As so little is known of Socrates from sources from his lifetime - the main sources we have on Socrates are from writers such as Plato and Xenophone - and as Socrates apparently never wrote any of his own works down, the recreation of his life in this book is centred in the life of Athens.

The story of Athens itself during the "Golden Age" of its democracy, the Peloponnesian War, the Thirty, and all the political, philosophical, social, economic and military growth and development during this time, is fascinating in and of itself. Through the life of Athens, you catch glimpses of the life of Socrates himself - in the street, in conversation with friends, mixing with the young, the powerful - and always behaving just a little out of the way of Athenian expectations. Questioning, probing, not following the way of `democracy' as Athens would have its citizens.

And it was this way of behaviour - his own idiosyncracies, that got Socrates into trouble in the end.

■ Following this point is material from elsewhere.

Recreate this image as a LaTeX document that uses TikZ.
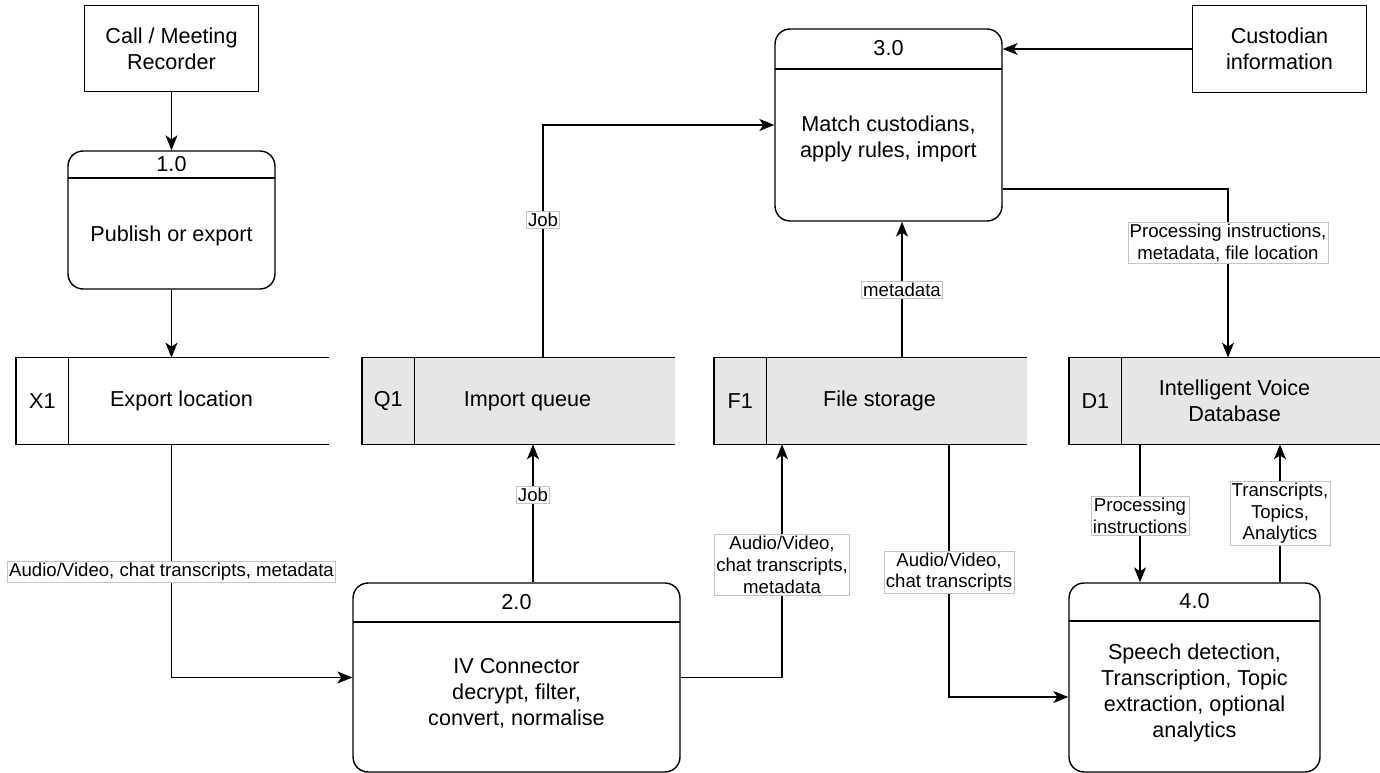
\documentclass[tikz,border=0pt]{standalone}
\usepackage{fontspec}
\setmainfont{Liberation Sans}
\usetikzlibrary{arrows.meta,positioning,backgrounds}
\definecolor{storegray}{HTML}{E6E6E6}
\definecolor{lblgray}{HTML}{C4C4C4}
\newcommand{\mainsize}{\fontsize{12.3}{14.8}\selectfont}
\newcommand{\lblsize}{\fontsize{10.6}{12.4}\selectfont}
\tikzset{
    %Define standard arrow tip
    >={Stealth[length=0.3cm,width=0.24cm,inset=0.08cm]},
    %Define style for external entities
    ext/.style={
           rectangle,
           draw=black, line width=0.8pt,
           minimum width=3.48cm,
           minimum height=1.73cm,
           align=center,
           font=\mainsize},
    %Define style for process boxes
    proc/.style={
           rectangle,
           rounded corners=0.3cm,
           draw=black, line width=0.8pt,
           inner sep=0pt},
    hdr/.style={path picture={
           \draw[line width=0.8pt] ([yshift=-#1]path picture bounding box.north west)
               -- ([yshift=-#1]path picture bounding box.north east);}},
    ptext/.style={align=center, font=\mainsize},
    %Define style for data stores
    storeid/.style={
           rectangle,
           minimum width=1.04cm,
           minimum height=1.72cm,
           inner sep=0pt,
           anchor=west,
           font=\mainsize},
    storename/.style={
           rectangle,
           minimum width=4.5cm,
           minimum height=1.72cm,
           inner sep=0pt,
           align=center,
           font=\mainsize},
    % Define arrow style
    pil/.style={->, line width=0.8pt},
    lbl/.style={
           fill=white,
           draw=lblgray, line width=0.4pt,
           inner sep=1pt,
           align=center,
           font=\lblsize}
}
\begin{document}
\begin{tikzpicture}[x=0.02cm,y=-0.02cm]
\useasboundingbox (0,0) rectangle (1380,773);
% external entities
\node[ext](rec) at (171.5,48.5){Call / Meeting\\Recorder};
\node[ext](cust) at (1279.5,49){Custodian\\information};
% processes
\node[proc, hdr=0.54cm, minimum width=4.14cm, minimum height=2.76cm](p1) at (171.5,220){};
\node[ptext](p1n) at ([yshift=-0.27cm]p1.north){1.0};
\node[ptext](p1t) at ([yshift=-0.32cm]p1.center){Publish or export};
\node[proc, hdr=0.78cm, minimum width=6.54cm, minimum height=3.78cm](p2) at (516.5,677.5){};
\node[ptext](p2n) at ([yshift=-0.39cm]p2.north){2.0};
\node[ptext](p2t) at ([yshift=-0.31cm]p2.center){IV Connector\\decrypt, filter,\\convert, normalise};
\node[proc, hdr=0.8cm, minimum width=4.54cm, minimum height=3.84cm](p3) at (888.5,125){};
\node[ptext](p3n) at ([yshift=-0.4cm]p3.north){3.0};
\node[ptext](p3t) at ([yshift=-0.28cm]p3.center){Match custodians,\\apply rules, import};
\node[proc, hdr=0.76cm, minimum width=5.02cm, minimum height=3.78cm](p4) at (1194.5,677.5){};
\node[ptext](p4n) at ([yshift=-0.38cm]p4.north){4.0};
\node[ptext](p4t) at ([yshift=-0.31cm]p4.center){Speech detection,\\Transcription, Topic\\extraction, optional\\analytics};
% data stores
\node[storeid](x1id) at (16,401){X1};
\node[storename, right=0pt of x1id](x1){Export location};
\node[storeid](q1id) at (362,401){Q1};
\node[storename, right=0pt of q1id](q1){Import queue};
\node[storeid](f1id) at (714,401){F1};
\node[storename, right=0pt of f1id](f1){File storage};
\node[storeid](d1id) at (1069,401){D1};
\node[storename, right=0pt of d1id](d1){Intelligent Voice\\Database};
\begin{scope}[on background layer]
\foreach \s/\c in {x1/white, q1/storegray, f1/storegray, d1/storegray}{
  \draw[line width=0.8pt, fill=\c] ([xshift=0.7cm]\s.north east) -- (\s id.north west)
      -- (\s id.south west) -- ([xshift=0.7cm]\s.south east);
  \draw[line width=0.8pt] (\s.north west) -- (\s.south west);
}
\end{scope}
% data flows
\draw[pil] (rec) -- (p1);
\draw[pil] (p1.south) -- (p1.south |- x1.north);
\draw[pil] (p1.south |- x1.south) |- (p2.west)
    node[lbl, pos=0.273]{Audio/Video, chat transcripts, metadata};
\draw[pil] ([xshift=0.33cm]p2.north) -- ([xshift=0.33cm]p2.north |- q1.south)
    node[lbl, pos=0.633]{Job};
\draw[pil] ([xshift=0.31cm]q1.north) |- (p3.west)
    node[lbl, pos=0.296]{Job};
\draw[pil] (cust.west) -- (cust.west -| p3.east);
\draw[pil] ([xshift=0.27cm]p3.south |- f1.north) -- ([xshift=0.27cm]p3.south)
    node[lbl, pos=0.5]{metadata};
\draw[pil] ([yshift=-1.28cm]p3.east) -| ([xshift=-0.13cm]d1.north)
    node[lbl, pos=0.66]{Processing instructions,\\metadata, file location};
\draw[pil] (p2.east) -| ([xshift=-1.95cm]f1.south)
    node[lbl, pos=0.741]{Audio/Video,\\chat transcripts,\\metadata};
\draw[pil] ([xshift=1.39cm]f1.south) |- ([yshift=-0.39cm]p4.west)
    node[lbl, pos=0.253]{Audio/Video,\\chat transcripts};
\draw[pil] ([xshift=-1.09cm]p4.north |- d1.south) -- ([xshift=-1.09cm]p4.north)
    node[lbl, pos=0.52]{Processing\\instructions};
\draw[pil] ([xshift=1.71cm]p4.north) -- ([xshift=1.71cm]p4.north |- d1.south)
    node[lbl, pos=0.5]{Transcripts,\\Topics,\\Analytics};
\end{tikzpicture}
\end{document}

Because when Athens is beaten, bloody, bowed into humility by Sparta at the end of the Peloponnesian War, the Athenians turn in on each other. Democracy, the Athenian Empire, had grown, flourished, then fought long and hard for its existence - and in the end, when the Spartans stood triumphant and Athens' allies had all but deserted them - what did it stand for? And wasn't that what Socrates had been questioning all along?

There's a lot we don't know about Socrates - but there's a lot we do know about Athens, and about others of its citizens during the Golden Age, and about its enemies, its allies, its battles and its struggles to birth and give life to a new way of living.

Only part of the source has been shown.